▸ **Given request**
Leaving the pictures out, print the lines from the first line of the listing through the line containing "13, 13, 7, 11]", exactly as they read, and no others.

▸ **Data lines**
* * * *
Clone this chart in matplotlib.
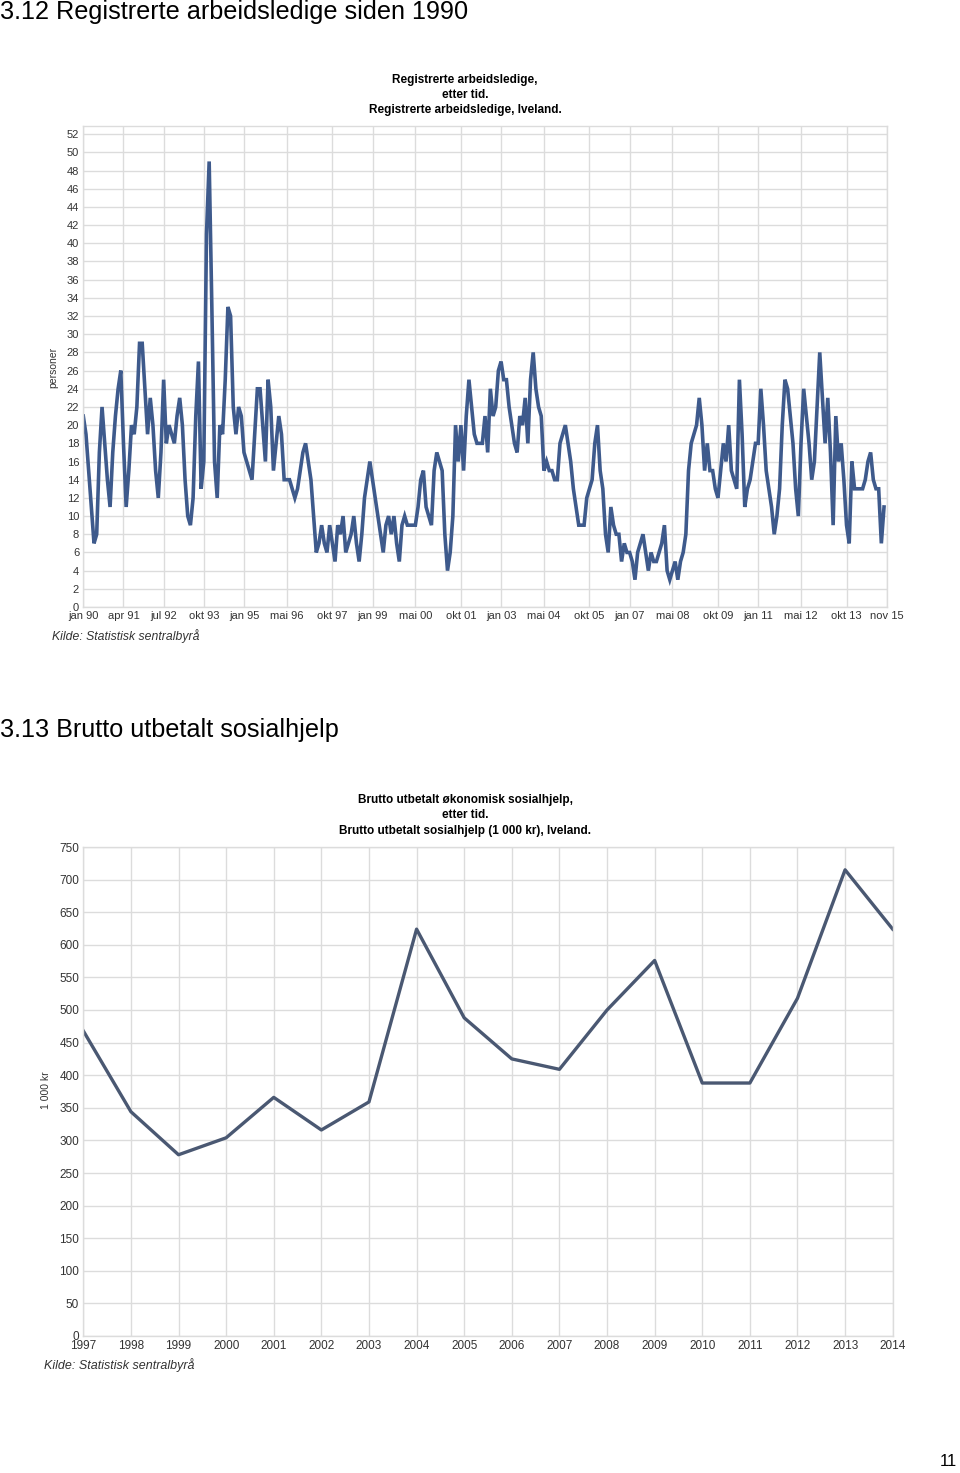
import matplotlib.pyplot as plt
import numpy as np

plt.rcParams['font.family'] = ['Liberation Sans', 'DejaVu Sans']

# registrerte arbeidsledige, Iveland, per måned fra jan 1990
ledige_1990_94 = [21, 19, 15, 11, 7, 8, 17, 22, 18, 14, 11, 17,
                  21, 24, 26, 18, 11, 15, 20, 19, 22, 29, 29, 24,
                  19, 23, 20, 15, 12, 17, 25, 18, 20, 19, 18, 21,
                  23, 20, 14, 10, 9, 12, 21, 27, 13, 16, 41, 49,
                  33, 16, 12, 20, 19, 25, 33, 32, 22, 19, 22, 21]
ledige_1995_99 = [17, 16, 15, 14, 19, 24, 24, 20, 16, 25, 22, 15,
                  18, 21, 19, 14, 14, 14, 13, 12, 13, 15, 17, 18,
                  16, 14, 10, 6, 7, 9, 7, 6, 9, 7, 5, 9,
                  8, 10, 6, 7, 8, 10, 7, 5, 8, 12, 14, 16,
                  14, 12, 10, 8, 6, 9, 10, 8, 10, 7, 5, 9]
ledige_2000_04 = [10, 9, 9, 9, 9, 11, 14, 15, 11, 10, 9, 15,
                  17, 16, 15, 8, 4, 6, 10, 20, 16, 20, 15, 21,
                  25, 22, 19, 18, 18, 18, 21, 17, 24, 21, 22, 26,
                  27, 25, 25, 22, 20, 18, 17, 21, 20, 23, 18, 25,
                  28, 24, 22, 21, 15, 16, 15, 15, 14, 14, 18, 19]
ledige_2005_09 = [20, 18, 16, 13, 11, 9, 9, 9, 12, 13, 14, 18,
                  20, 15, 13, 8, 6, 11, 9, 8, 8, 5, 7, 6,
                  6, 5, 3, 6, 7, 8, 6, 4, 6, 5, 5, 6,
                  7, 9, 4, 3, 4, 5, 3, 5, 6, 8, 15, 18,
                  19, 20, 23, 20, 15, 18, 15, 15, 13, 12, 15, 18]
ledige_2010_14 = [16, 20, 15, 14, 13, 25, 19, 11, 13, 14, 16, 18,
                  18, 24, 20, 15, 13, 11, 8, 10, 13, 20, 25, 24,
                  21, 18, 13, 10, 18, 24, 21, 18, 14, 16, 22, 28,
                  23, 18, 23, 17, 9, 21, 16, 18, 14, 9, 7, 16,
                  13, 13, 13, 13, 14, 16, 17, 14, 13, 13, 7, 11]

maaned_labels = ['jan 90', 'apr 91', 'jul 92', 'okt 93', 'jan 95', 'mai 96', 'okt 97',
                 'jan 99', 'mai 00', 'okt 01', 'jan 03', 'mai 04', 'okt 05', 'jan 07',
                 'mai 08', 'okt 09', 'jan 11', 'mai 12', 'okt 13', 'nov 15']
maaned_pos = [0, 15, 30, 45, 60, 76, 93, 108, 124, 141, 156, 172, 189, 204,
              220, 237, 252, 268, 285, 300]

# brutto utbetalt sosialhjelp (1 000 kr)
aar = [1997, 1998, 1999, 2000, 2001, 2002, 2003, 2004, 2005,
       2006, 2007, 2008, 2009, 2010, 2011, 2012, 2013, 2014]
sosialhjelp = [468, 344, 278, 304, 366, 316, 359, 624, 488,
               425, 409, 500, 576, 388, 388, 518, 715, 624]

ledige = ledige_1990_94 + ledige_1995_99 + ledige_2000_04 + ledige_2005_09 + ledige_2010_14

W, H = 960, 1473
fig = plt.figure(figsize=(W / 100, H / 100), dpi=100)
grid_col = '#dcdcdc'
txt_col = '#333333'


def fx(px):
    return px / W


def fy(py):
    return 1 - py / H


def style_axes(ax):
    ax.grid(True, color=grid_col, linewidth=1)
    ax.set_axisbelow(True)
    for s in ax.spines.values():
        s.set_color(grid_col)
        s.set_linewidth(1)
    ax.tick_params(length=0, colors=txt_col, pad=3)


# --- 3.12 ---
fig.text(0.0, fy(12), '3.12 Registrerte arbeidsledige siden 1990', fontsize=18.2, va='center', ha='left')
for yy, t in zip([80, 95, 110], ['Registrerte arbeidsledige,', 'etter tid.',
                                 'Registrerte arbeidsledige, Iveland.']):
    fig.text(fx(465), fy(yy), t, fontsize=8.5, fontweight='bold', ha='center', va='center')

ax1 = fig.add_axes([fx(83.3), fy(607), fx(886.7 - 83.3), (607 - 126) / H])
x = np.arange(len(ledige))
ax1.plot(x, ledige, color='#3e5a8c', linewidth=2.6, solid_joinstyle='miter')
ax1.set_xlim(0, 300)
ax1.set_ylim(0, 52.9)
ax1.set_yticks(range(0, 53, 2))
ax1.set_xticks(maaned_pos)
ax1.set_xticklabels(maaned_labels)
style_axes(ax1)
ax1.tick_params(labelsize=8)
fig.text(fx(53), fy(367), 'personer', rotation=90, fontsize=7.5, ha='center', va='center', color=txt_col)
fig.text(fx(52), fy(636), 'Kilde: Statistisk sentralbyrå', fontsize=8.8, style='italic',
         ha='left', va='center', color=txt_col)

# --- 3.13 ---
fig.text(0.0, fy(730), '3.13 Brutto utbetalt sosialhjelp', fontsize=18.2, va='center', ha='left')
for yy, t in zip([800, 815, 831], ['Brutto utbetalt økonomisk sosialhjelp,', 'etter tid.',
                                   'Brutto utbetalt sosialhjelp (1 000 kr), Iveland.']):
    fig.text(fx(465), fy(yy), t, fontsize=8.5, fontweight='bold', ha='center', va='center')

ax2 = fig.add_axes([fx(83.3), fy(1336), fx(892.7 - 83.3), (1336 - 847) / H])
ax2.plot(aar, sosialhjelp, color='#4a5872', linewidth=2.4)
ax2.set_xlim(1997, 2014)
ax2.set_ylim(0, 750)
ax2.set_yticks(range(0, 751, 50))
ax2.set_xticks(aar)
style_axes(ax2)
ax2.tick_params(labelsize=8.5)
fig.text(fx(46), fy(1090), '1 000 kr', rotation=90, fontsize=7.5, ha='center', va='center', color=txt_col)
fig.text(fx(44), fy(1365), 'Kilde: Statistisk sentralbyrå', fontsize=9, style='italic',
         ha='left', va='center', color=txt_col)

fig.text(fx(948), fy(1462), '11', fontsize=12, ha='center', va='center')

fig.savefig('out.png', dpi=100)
* * * *
▸ **Result below**
Clone this chart in matplotlib.
import matplotlib.pyplot as plt
import numpy as np

plt.rcParams['font.family'] = ['Liberation Sans', 'DejaVu Sans']

# registrerte arbeidsledige, Iveland, per måned fra jan 1990
ledige_1990_94 = [21, 19, 15, 11, 7, 8, 17, 22, 18, 14, 11, 17,
                  21, 24, 26, 18, 11, 15, 20, 19, 22, 29, 29, 24,
                  19, 23, 20, 15, 12, 17, 25, 18, 20, 19, 18, 21,
                  23, 20, 14, 10, 9, 12, 21, 27, 13, 16, 41, 49,
                  33, 16, 12, 20, 19, 25, 33, 32, 22, 19, 22, 21]
ledige_1995_99 = [17, 16, 15, 14, 19, 24, 24, 20, 16, 25, 22, 15,
                  18, 21, 19, 14, 14, 14, 13, 12, 13, 15, 17, 18,
                  16, 14, 10, 6, 7, 9, 7, 6, 9, 7, 5, 9,
                  8, 10, 6, 7, 8, 10, 7, 5, 8, 12, 14, 16,
                  14, 12, 10, 8, 6, 9, 10, 8, 10, 7, 5, 9]
ledige_2000_04 = [10, 9, 9, 9, 9, 11, 14, 15, 11, 10, 9, 15,
                  17, 16, 15, 8, 4, 6, 10, 20, 16, 20, 15, 21,
                  25, 22, 19, 18, 18, 18, 21, 17, 24, 21, 22, 26,
                  27, 25, 25, 22, 20, 18, 17, 21, 20, 23, 18, 25,
                  28, 24, 22, 21, 15, 16, 15, 15, 14, 14, 18, 19]
ledige_2005_09 = [20, 18, 16, 13, 11, 9, 9, 9, 12, 13, 14, 18,
                  20, 15, 13, 8, 6, 11, 9, 8, 8, 5, 7, 6,
                  6, 5, 3, 6, 7, 8, 6, 4, 6, 5, 5, 6,
                  7, 9, 4, 3, 4, 5, 3, 5, 6, 8, 15, 18,
                  19, 20, 23, 20, 15, 18, 15, 15, 13, 12, 15, 18]
ledige_2010_14 = [16, 20, 15, 14, 13, 25, 19, 11, 13, 14, 16, 18,
                  18, 24, 20, 15, 13, 11, 8, 10, 13, 20, 25, 24,
                  21, 18, 13, 10, 18, 24, 21, 18, 14, 16, 22, 28,
                  23, 18, 23, 17, 9, 21, 16, 18, 14, 9, 7, 16,
                  13, 13, 13, 13, 14, 16, 17, 14, 13, 13, 7, 11]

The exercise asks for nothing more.